Olavo de Carvalho
Zero Hora, 21 de setembro de 2003
Quando a mídia começou a gotejar veneno contra o novo regime instalado no Brasil em 1964, políticos preocupados foram procurar o marechal Humberto Castello para lhe sugerir a criação de uma agência oficial de divulgação, encarregada de corrigir o noticiário.
Castello recusou a sugestão, esbravejando que, enquanto fosse presidente, não permitiria uma reencarnação do DIP — o famigerado Departamento de Imprensa e Propaganda da ditadura Vargas.
Pois o que agora o governo Lula está montando é bem pior do que isso. O repórter João Domingos, em O Estado de S. Paulo de 14 de setembro, informa:
“Com 1.150 funcionários, ao custo de R$ 90 milhões por ano na Radiobrás e um sistema de pronta resposta e de correção das notícias ‘equivocadas’, o governo está adotando uma nova estrutura de comunicação com pretensões que vão além do mero aperfeiçoamento da máquina de divulgação oficial. Trata-se de um projeto montado para alcançar – com noticiário oficial e gratuito – um público estimado em 100 milhões de pessoas em todo o País. A operação resulta num agigantamento do noticiário oficial, jamais atingido nem durante ditaduras como a de Getúlio Vargas, em que tudo era controlado pelo célebre DIP. ‘É o DIP do século 21’, escandaliza-se o ex-deputado Prisco Viana, político que testemunhou meio século de ditaduras.”
Ora, Castello estava mesmo acuado pela opinião pública internacional. Se criasse um DIP, poderia ao menos alegar legítima defesa. Mas nem isso sua consciência lhe permitiu.
Já o sr. Lula não se contenta com ser paparicado pela mídia internacional e protegido pela nacional, sem cuja omissão unânime no caso da parceria PT-Farc ele jamais teria sido eleito.

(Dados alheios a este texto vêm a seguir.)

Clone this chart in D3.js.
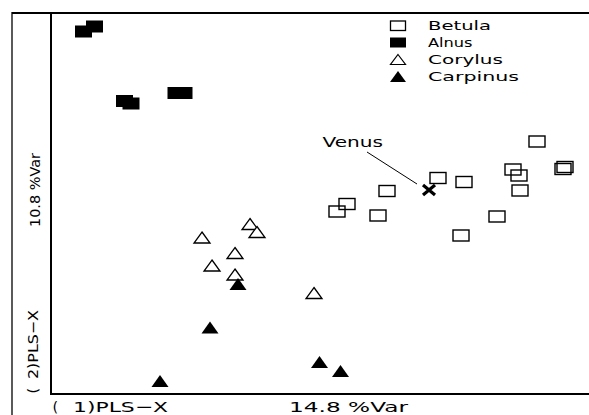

Ele não se contenta com governar um país em que a CUT tem 800 jornalistas na sua folha de pagamentos, o PT um exército de colaboradores em todas as redações, o esquerdismo o monopólio absoluto da mídia cultural, o MST espiões e agentes infiltrados em todos os escalões da administração federal, incluindo Polícia Federal e Forças Armadas, bem como nas principais empresas privadas.
Ele não se contenta com viver num país em que o ensino público se tornou uma máquina de propaganda a serviço da beatificação de Che Guevara, Salvador Allende e Fidel Castro.
Ele não se contenta com governar um país em que as crianças de escola foram maciçamente reduzidas por seus professores a um exército de reseva para engrossar passeatas e gritar slogans governistas, com prêmios para os meninos obedientes e aberta discriminação para os indóceis e recalcitrantes.
Ele não se contenta com governar um país em que dirigentes das Farc podem transitar livremente, sob a proteção do governo, sem sequer ser incomodados com perguntas sobre as duzentas toneladas de cocaína que Fernandinho Beira-Mar disse ter comprado deles para revender no território nacional.
Ele não se contenta com governar um país em que os partidos de oposição nominal foram reduzidos a barganhar uns meses sobrevivência em troca de apoio a medidas que virtualmente garantem sua extinção num futuro nada longínquo.
Ele quer mais.
Se a consciência de Castelo Branco era demasiado rígida para aceitar mais poder do que o mínimo necessário para o exercício do seu mandato, a do sr. Lula é elástica o bastante para acompanhar o crescimento ilimitado — se bem que altamente previsível — do seu desejo de poder.